La solution s’inscrit dans un cadre normatif maîtrisé. L’office du juge, rappelé avec précision, garantit le contrôle de la matérialité, de la qualification et de la proportionnalité de la sanction. La référence au délai restreint, appréciée in concreto, conforte la rigueur exigée pour la faute grave. L’usage de la clause de mobilité, apprécié au regard de l’intérêt de l’entreprise et de la bonne foi, évite les détournements et sécurise l’exercice du pouvoir de direction.

La méthode d’appréciation du périmètre, fondée sur l’itinéraire le plus court et l’horaire pertinent, renforce la prévisibilité contractuelle. Elle est cohérente avec le caractère alternatif des critères fixés. Le raisonnement demeure mesuré, la cour rappelant que le doute profite au salarié, et s’assurant que la preuve réunie est suffisante pour emporter la qualification disciplinaire.

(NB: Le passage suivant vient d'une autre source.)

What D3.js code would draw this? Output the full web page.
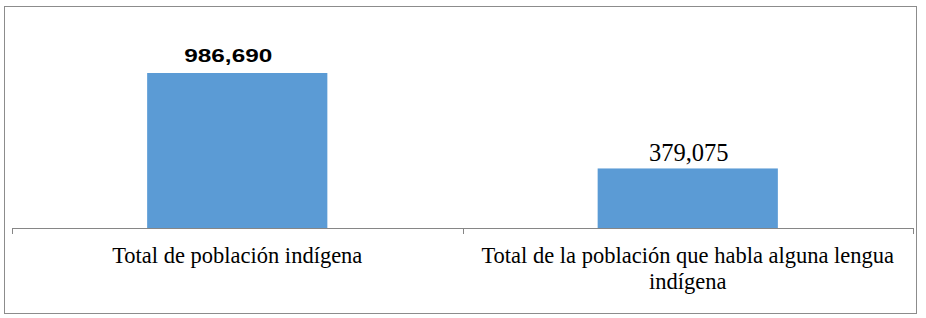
<!DOCTYPE html>
<html><head><meta charset="utf-8">
<script src="https://cdn.jsdelivr.net/npm/d3@7"></script>
<style>body{margin:0;background:#fff}svg{display:block}</style>
</head><body>
<svg id="c" width="926" height="318"></svg>
<script>
const categories = ["Total de población indígena", "Total de la población que habla alguna lengua indígena"];
const categoryLines = [["Total de población indígena"], ["Total de la población que habla alguna lengua", "indígena"]];
const values = [986690, 379075];
const valueLabels = ["986,690", "379,075"];

const svg = d3.select("#c");
svg.append("rect").attr("x",4.5).attr("y",6.5).attr("width",912).attr("height",307)
  .attr("fill","#fff").attr("stroke","#8c8c8c").attr("stroke-width",1);

const x = d3.scaleBand().domain(categories).range([12,913]).paddingInner(0.6).paddingOuter(0.3);
const y = d3.scaleLinear().domain([0,1200000]).range([228,39.5]);

svg.selectAll("rect.bar").data(values).enter().append("rect").attr("class","bar")
  .attr("x",(d,i)=>x(categories[i])).attr("width",x.bandwidth())
  .attr("y",d=>y(d)).attr("height",d=>y(0)-y(d)).attr("fill","#5B9BD5");

// axis
const g = svg.append("g");
g.append("line").attr("x1",12).attr("x2",913).attr("y1",y(0)+0.5).attr("y2",y(0)+0.5).attr("stroke","#868686");
const tickX = [x.range()[0], (x(categories[0])+x.bandwidth()+x(categories[1]))/2, x.range()[1]];
g.selectAll("line.t").data(tickX).enter().append("line").attr("class","t")
  .attr("x1",d=>Math.round(d)+0.5).attr("x2",d=>Math.round(d)+0.5).attr("y1",y(0)).attr("y2",y(0)+6).attr("stroke","#868686");

// value labels
svg.selectAll("text.v").data(values).enter().append("text").attr("class","v")
  .attr("x",(d,i)=>x(categories[i])+x.bandwidth()/2 + (i===0?-9:1))
  .attr("y",(d,i)=>y(d)-(i===0?11:7))
  .attr("text-anchor","middle")
  .attr("font-family",(d,i)=>i===0?"Liberation Sans, Arial, sans-serif":"Liberation Serif, Times New Roman, serif")
  .attr("font-weight",(d,i)=>i===0?"bold":"normal")
  .attr("font-size",(d,i)=>i===0?"19px":"24.5px")
  .attr("textLength",(d,i)=>i===0?88:null)
  .attr("lengthAdjust","spacingAndGlyphs")
  .attr("fill","#000")
  .text((d,i)=>valueLabels[i]);

// category labels
categories.forEach((c,i)=>{
  const cx = x(c)+x.bandwidth()/2;
  const t = svg.append("text").attr("text-anchor","middle")
    .attr("font-family","Liberation Serif, Times New Roman, serif").attr("font-size","22.5px").attr("fill","#000");
  categoryLines[i].forEach((ln,j)=>{
    t.append("tspan").attr("x",cx).attr("y",263+j*26).text(ln);
  });
});
</script>
</body></html>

B. Enjeux pratiques pour les affectations et l’indemnisation des présences nocturnes

La décision éclaire l’opérationnalité des clauses de mobilité dans les services à la personne. Les employeurs doivent documenter les affectations, justifier l’horaire de référence et l’itinéraire optimal, et informer utilement le salarié. Les salariés demeurent protégés contre un usage abusif, la charge probatoire incombant à l’employeur et le doute profitant à l’exécutant. La frontière entre modification contractuelle et simple changement de conditions est ici réaffirmée avec clarté.

S’agissant des présences nocturnes, la cour applique la convention collective, dont elle rappelle la règle précise d’indemnisation: « –le salarié bénéficie d’une indemnisation particulière forfaitaire s’il a la nécessité de dormir hors de chez lui, soit une indemnité de 10 € ; –le salarié bénéficie d’une indemnisation particulière forfaitaire supplémentaire s’il n’y pas d’autre adulte responsable que lui au domicile de la personne aidée, soit une indemnité de 10 €. » Elle fixe un solde dû après déduction des sommes déjà acquittées, écartant la demande de restitution faute de preuve. La charge probatoire est ordonnée, conformément à l’attendu selon lequel « La bonne foi contractuelle étant présumée, il incombe au salarié de rapporter la preuve que les faits qu’il allègue sont exclusifs de la bonne foi contractuelle. »

Cette articulation protège la sécurité juridique des affectations tout en assurant l’effectivité des droits pécuniaires liés aux gardes de nuit. Elle fournit un guide opérationnel pour la rédaction et la mise en œuvre des clauses de mobilité, ainsi que pour la traçabilité des indemnités spécifiques attachées aux interventions nocturnes.